CHAPTER XXII

CHARACTER AND PSYCHOLOGY

For the invention and ordering of incident it is possible, if not to lay down rules, at any rate to make plausible recommendations; but the power to observe, to penetrate, and to reproduce character can neither be acquired nor regulated by theoretical recommendations. Indirectly, of course, all the technical discussions of the previous chapters tend, or ought to tend, towards the effective presentment of character; for construction, in drama of any intellectual quality, has no other end. But specific directions for character-drawing would be like rules for becoming six feet high. Either you have it in you, or you have it not.

Under the heading of character, however, two points arise which may be worth a brief discussion: first, ought we always to aim at development in character? second, what do we, or ought we to, mean by "psychology"?

It is a frequent critical complaint that in such-and-such a character there is "no development": that it remains the same throughout a play; or (so the reproach is sometimes worded) that it is not a character but an invariable attitude. A little examination will show us, I think, that, though the critic may in these cases be pointing to a real fault, he does not express himself quite accurately.
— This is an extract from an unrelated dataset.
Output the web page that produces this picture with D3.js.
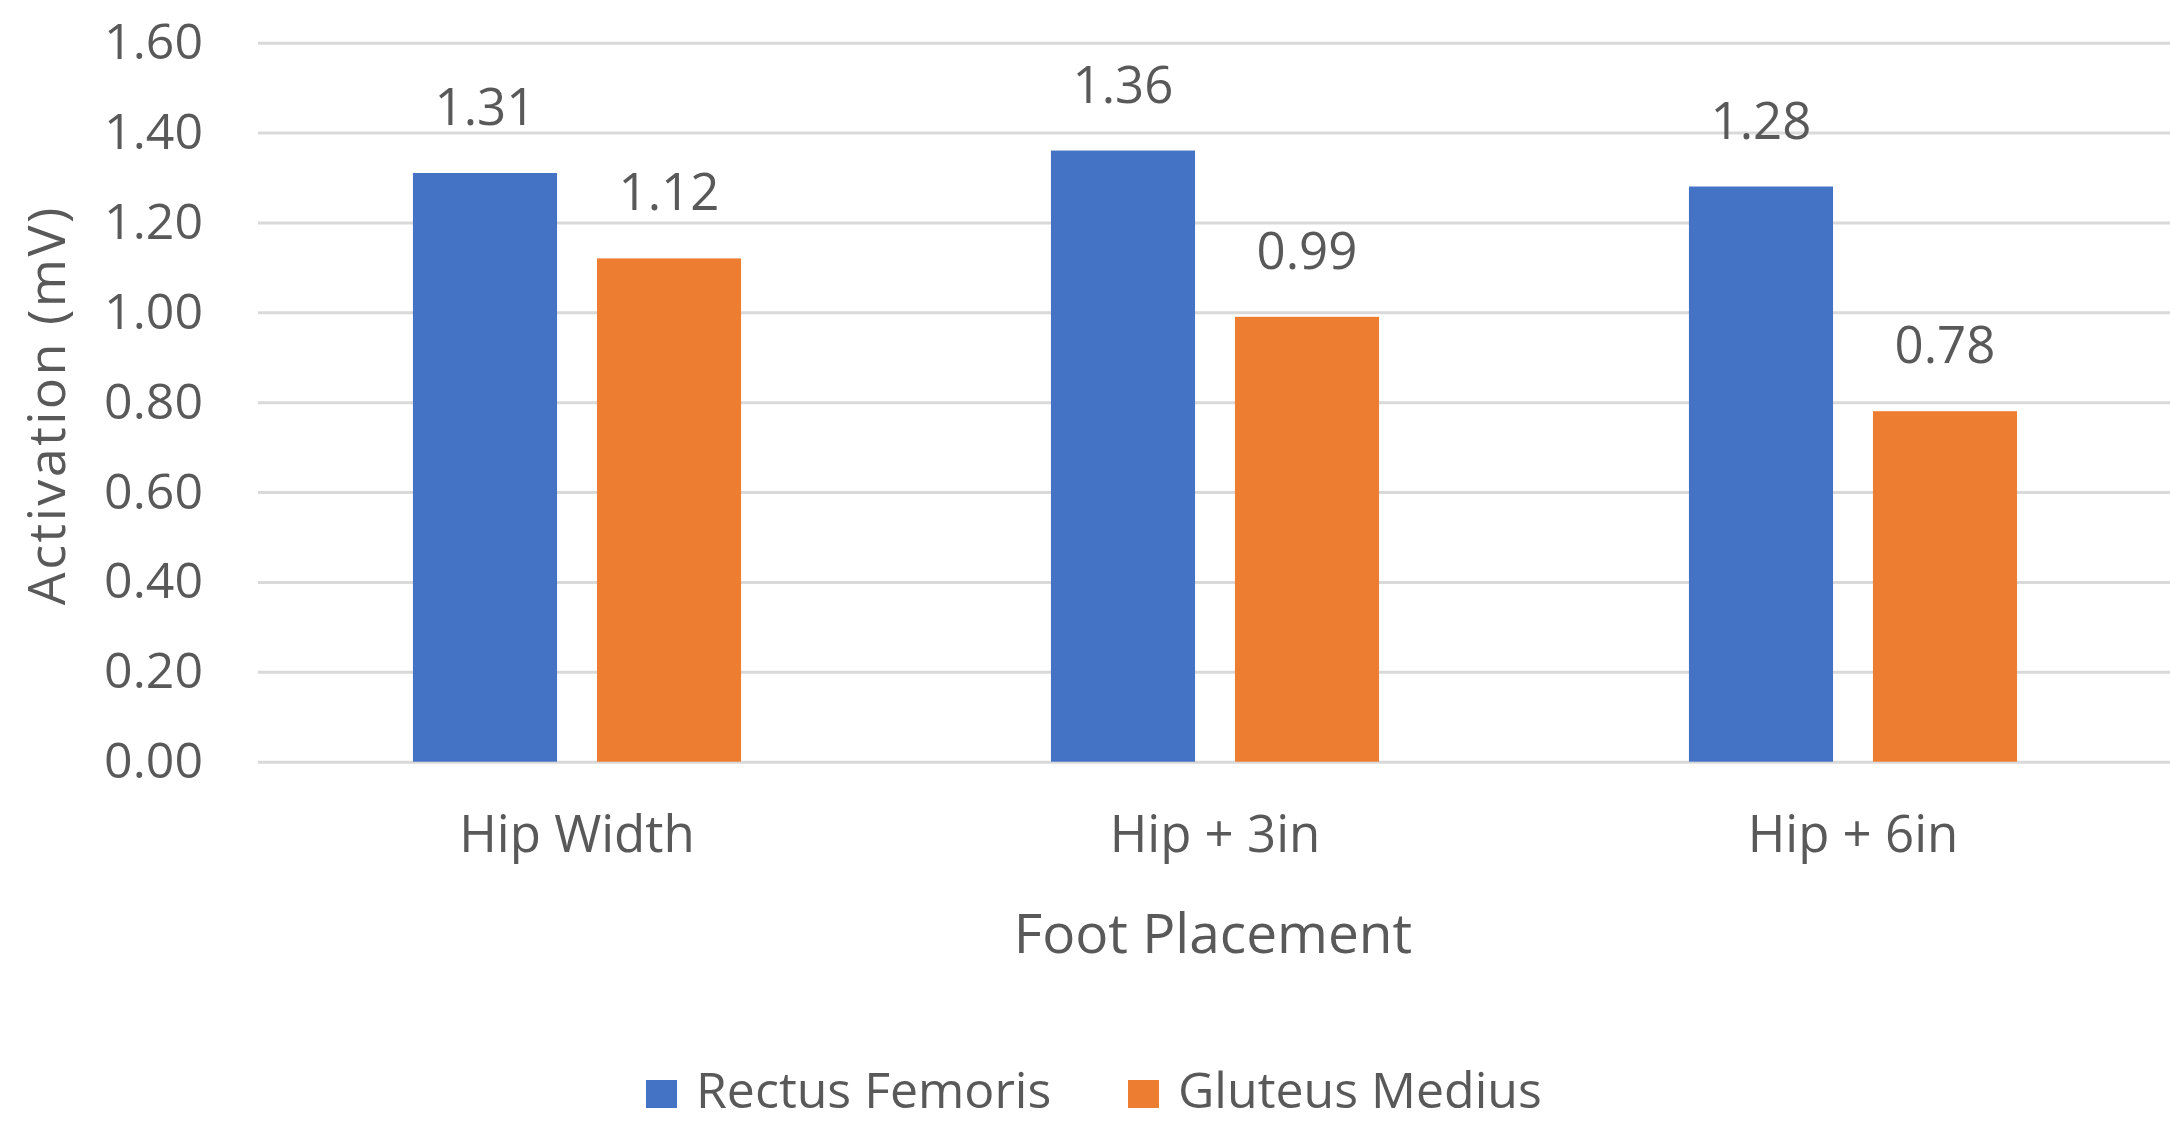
<!DOCTYPE html>
<html>
<head>
<meta charset="utf-8">
<script src="https://cdn.jsdelivr.net/npm/d3@7"></script>
<style>
  html, body { margin: 0; padding: 0; background: #ffffff; }
  svg { display: block; }
  text { font-family: "Open Sans", "Noto Sans", sans-serif; fill: #595959; }
</style>
</head>
<body>
<svg id="chart" width="2170" height="1122"></svg>
<script>
// Foot placement categories
const categories = ["Hip Width", "Hip + 3in", "Hip + 6in"];
// Muscle series
const seriesNames = ["Rectus Femoris", "Gluteus Medius"];
const rectusFemoris = [1.31, 1.36, 1.28];
const gluteusMedius = [1.12, 0.99, 0.78];
// Y axis ticks
const yTicks = [0, 0.2, 0.4, 0.6, 0.8, 1.0, 1.2, 1.4, 1.6];
const seriesColors = ["#4472C4", "#ED7D31"];

const seriesValues = [rectusFemoris, gluteusMedius];
const rows = categories.map((c, i) => ({
  category: c,
  values: seriesNames.map((s, j) => ({ series: s, value: seriesValues[j][i], idx: j }))
}));

const svg = d3.select("#chart");

const plot = { left: 258, right: 2172, top: 42.7, bottom: 761.7 };

const x = d3.scaleBand()
  .domain(categories)
  .range([plot.left, plot.right])
  .padding(0);

const xSub = d3.scaleBand()
  .domain(seriesNames)
  .range([0, x.bandwidth()])
  .paddingInner(0.217)
  .paddingOuter(0.842);

const y = d3.scaleLinear()
  .domain([0, 1.6])
  .range([plot.bottom, plot.top]);

// Horizontal gridlines with tick labels
const yAxis = d3.axisLeft(y)
  .tickValues(yTicks)
  .tickSize(-(plot.right - plot.left))
  .tickPadding(55)
  .tickFormat(d3.format(".2f"));

const gy = svg.append("g")
  .attr("transform", `translate(${plot.left},0)`)
  .call(yAxis);
gy.select(".domain").remove();
gy.selectAll(".tick line")
  .attr("stroke", "#d9d9d9")
  .attr("stroke-width", 3);
gy.selectAll(".tick text")
  .attr("font-size", 50)
  .attr("fill", "#595959")
  .style("font-family", "'Open Sans', sans-serif");

// Bars
const groups = svg.append("g")
  .selectAll("g")
  .data(rows)
  .join("g")
  .attr("transform", d => `translate(${x(d.category)},0)`);

groups.selectAll("rect")
  .data(d => d.values)
  .join("rect")
  .attr("x", d => xSub(d.series))
  .attr("width", xSub.bandwidth())
  .attr("y", d => y(d.value))
  .attr("height", d => y(0) - y(d.value))
  .attr("fill", d => seriesColors[d.idx]);

// Value labels above bars
groups.selectAll("text.value")
  .data(d => d.values)
  .join("text")
  .attr("class", "value")
  .attr("x", d => xSub(d.series) + xSub.bandwidth() / 2)
  .attr("y", d => y(d.value) - 48)
  .attr("text-anchor", "middle")
  .attr("font-size", 51)
  .text(d => d.value.toFixed(2));

// Category labels
svg.append("g")
  .selectAll("text")
  .data(categories)
  .join("text")
  .attr("x", d => x(d) + x.bandwidth() / 2)
  .attr("y", 852)
  .attr("text-anchor", "middle")
  .attr("font-size", 51)
  .text(d => d);

// Axis titles
svg.append("text")
  .attr("x", (plot.left + plot.right) / 2 - 2)
  .attr("y", 953)
  .attr("text-anchor", "middle")
  .attr("font-size", 55)
  .text("Foot Placement");

svg.append("text")
  .attr("transform", `translate(65,${(plot.top + plot.bottom) / 2 + 3}) rotate(-90)`)
  .attr("text-anchor", "middle")
  .attr("font-size", 52)
  .attr("letter-spacing", 2.5)
  .text("Activation (mV)");

// Legend
const legendX = [646, 1128];
const legend = svg.append("g")
  .selectAll("g")
  .data(seriesNames)
  .join("g")
  .attr("transform", (d, i) => `translate(${legendX[i]},0)`);

legend.append("rect")
  .attr("x", 0)
  .attr("y", 1080)
  .attr("width", 31)
  .attr("height", 28)
  .attr("fill", (d, i) => seriesColors[i]);

legend.append("text")
  .attr("x", 50)
  .attr("y", 1108)
  .attr("font-size", 50)
  .text(d => d);
</script>
</body>
</html>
What is character? For the practical purposes of the dramatist, it may be defined as a complex of intellectual, emotional, and nervous habits. Some of these habits are innate and temperamental--habits formed, no doubt, by far-off ancestors.[[109]] But this distinction does not here concern us. Temperamental bias is a habit, like another, only somewhat older, and, therefore, harder to deflect or eradicate. What do we imply, then, when we complain that, in a given character, no development has taken place? We imply that he ought, within the limits of the play, to have altered the mental habits underlying his speech and actions. But is this a reasonable demand? Is it consistent with the usual and desirable time-limits of drama? In the long process of a novel, there may be time for the gradual alteration of habits: in the drama, which normally consists of a single crisis, any real change of character would have to be of a catastrophic nature, in which experience does not encourage us to put much faith. It was, indeed--as Dryden pointed out in a passage quoted above[[110]]--one of the foibles of our easy-going ancestors to treat character as practically reversible when the time approached for ringing down the curtain. The same convention survives to this day in certain forms of drama. Even Ibsen, in his earlier work, had not shaken it off; witness the sudden ennoblement of Bernick in Pillars of Society. But it can scarcely be that sort of "development" which the critics consider indispensable. What is it, then, that they have in mind?

By "development" of character, I think they mean, not change, but rather unveiling, disclosure. They hold, not unreasonably, that a dramatic crisis ought to disclose latent qualities in the persons chiefly concerned in it, and involve, not, indeed, a change, but, as it were, an exhaustive manifestation of character. The interest of the highest order of drama should consist in the reaction of character to a series of crucial experiences. We should, at the end of a play, know more of the protagonist's character than he himself, or his most intimate friend, could know at the beginning; for the action should have been such as to put it to some novel and searching test. The word "development" might be very aptly used in the photographic sense. A drama ought to bring out character as the photographer's chemicals "bring out" the forms latent in the negative. But this is quite a different thing from development in the sense of growth or radical change. In all modern drama, there is perhaps no character who "develops," in the ordinary sense of the word, so startlingly as Ibsen's Nora; and we cannot but feel that the poet has compressed into a week an evolution which, in fact, would have demanded many months.

The complaint that a character preserves the same attitude throughout means (if it be justified) that it is not a human being at all, but a mere embodiment of two or three characteristics which are fully displayed within the first ten minutes, and then keep on repeating themselves, like a recurrent decimal. Strong theatrical effects can be produced by this method, which is that of the comedy of types, or of "humors." But it is now generally, and rightly, held that a character should be primarily an individual, and only incidentally (if at all) capable of classification under this type or that. It is a little surprising to find Sarcey, so recently as 1889, laying it down that "a character is a master faculty or passion, which absorbs all the rest.... To study and paint a character is, therefore, by placing a man in a certain number of situations, to show how this principal motive force in his nature annihilates or directs all those which, if he had been another man, would probably have come into action." This dogma of the "ruling passion" belongs rather to the eighteenth century than to the close of the nineteenth.


We come now to the second of the questions above propounded, which I will state more definitely in this form: Is "psychology" simply a more pedantic term for "character-drawing"? Or can we establish a distinction between the two ideas? I do not think that, as a matter of fact, any difference is generally and clearly recognized; but I suggest that it is possible to draw a distinction which might, if accepted, prove serviceable both to critics and to playwrights.